It’s been quite a while since my last post, I should post more frequently so people who visit here know that I’m still alive.
I’m just kidding! No one checks here to see if I’m alive!
Anyway, wanna know what’s been going on with me? Well feel free to read on, just be aware it’s very ranty and very venty and work-stuff and I will not be charitable. I recognize plenty of people have it way worse than me, and I don’t want to minimize or trivialize what they’re going through, but this is my experience and I have GOT to get it out, otherwise I will just fucking explode.
Hell, I might explode anyway.
READ ON TO FIND OUT!
Anyway, still haven’t been able to get my writing mojo back because work is a colossal butt. Working from home sucked because the original workflow I was hired to do was beyond my capacity to complete in a regular 8-5 workday (with an hour for lunch… because I almost every day had to skip lunch to just work through since the workload was that heavy). Then I got brought back in to the office for what amounts to a demotion, doing a far less complex and far less important task. Strangely enough, the task was important enough that it needs to be completed before the next business day… but not important enough to put a second person on it full time. I would have to skip lunch frequently. I would have to stay in the office super late very frequently. I have–on at least a dozen days–been required to stay as late as 8 or 9 pm just to get enough work done that it’s either complete, or I can do the rest the next morning. I’ve also had to work at least half of my weekends since I started back in the office.

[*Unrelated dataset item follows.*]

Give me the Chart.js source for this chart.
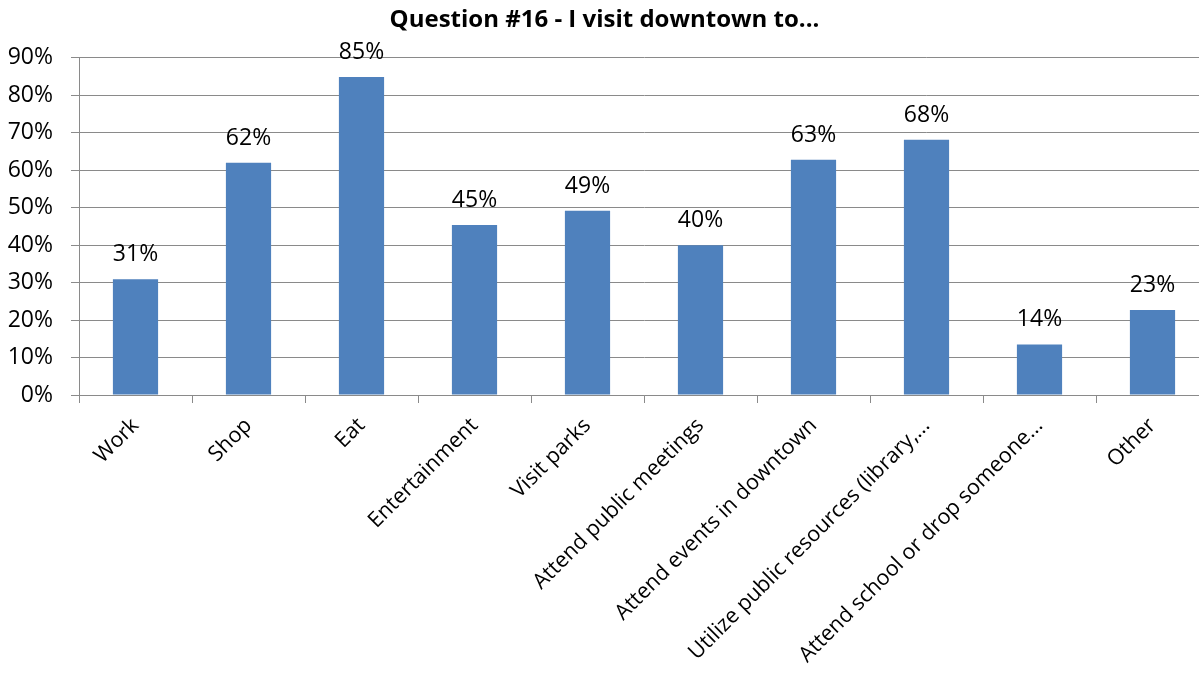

And **NOW** I’m on a **NEW** workflow, completely different, supposedly the next step in the process, and it’s intensely complicated, impenetrably convoluted, and entirely unnecessary meaning it is a job that only exists to give someone more to do. And then it became too much for that person to do on top of all their other work, so my manager decided I would be responsible for it, claiming it wouldn’t take long, I wouldn’t have many files to work, and I could knock it out in a couple of hours. That was a bald faced lie. Today was my fourth day doing the job, struggling to get the work done with very little training, and the amount of work I received was three times more than estimated at best, and six times more at worst. Oh, and I’m expected to complete that work so I can go help out the person hired to take over my previous position who I had only three days to train… and I can’t leave until THAT job is ALSO done.
AND THEN TODAY… I FIND OUT THAT BECAUSE A CERTAIN PERSON IS ON A WEEK-LONG VACATION, I HAVE TO GO BACK TO DO MY VERY FIRST WORKFLOW ON TOP OF THESE TWO… so now I have THREE FUCKING JOBS TO DO. I’m being told to do a manager’s workload, but I’m not getting paid like a manager. Hell, I had a manager come over to me and tell me I needed to do a completely new workflow for a completely new client that was recently added that I hadn’t been trained on, even though said manager said the other manager told them that I *had* been trained which I absolutely had not. I just… I can’t. I can’t even. None of this computes. Management is continuing to add new clients even though they have admitted that we can’t keep enough staff to keep up with the workload… meaning we’re already beyond capacity, but they keep adding clients. We need to DROP clients, but they’re adding more clients. We need to reduce the workflow so people don’t burn out and quit, but they’re adding more clients. We need more physical space before we can PROPERLY expand because they’ve set up more than a dozen folding tables–some with laptops–because they can’t install actual desks, but they’re adding MORE… CLIENTS…
So yeah, I need to get out of that place because they’re going to crush us all so they can make more money and make sure that we don’t get properly compensated for it. They just want us to quit so they can replace us with someone cheaper, temps they can let go when the workload drops back down, only it will never drop back down because THEY. KEEP. ADDING. MORE. CLIENTS.
It is unbelievably frustrating and it conjures all sorts of dark thoughts about wanting to quit playing this eternally rigged game.
But then the job hunt is its own fucked up rigged game. Just thinking about it depresses me and makes me want to just shut down and stop feeling anything.
So yeah, that’s what’s been up with me.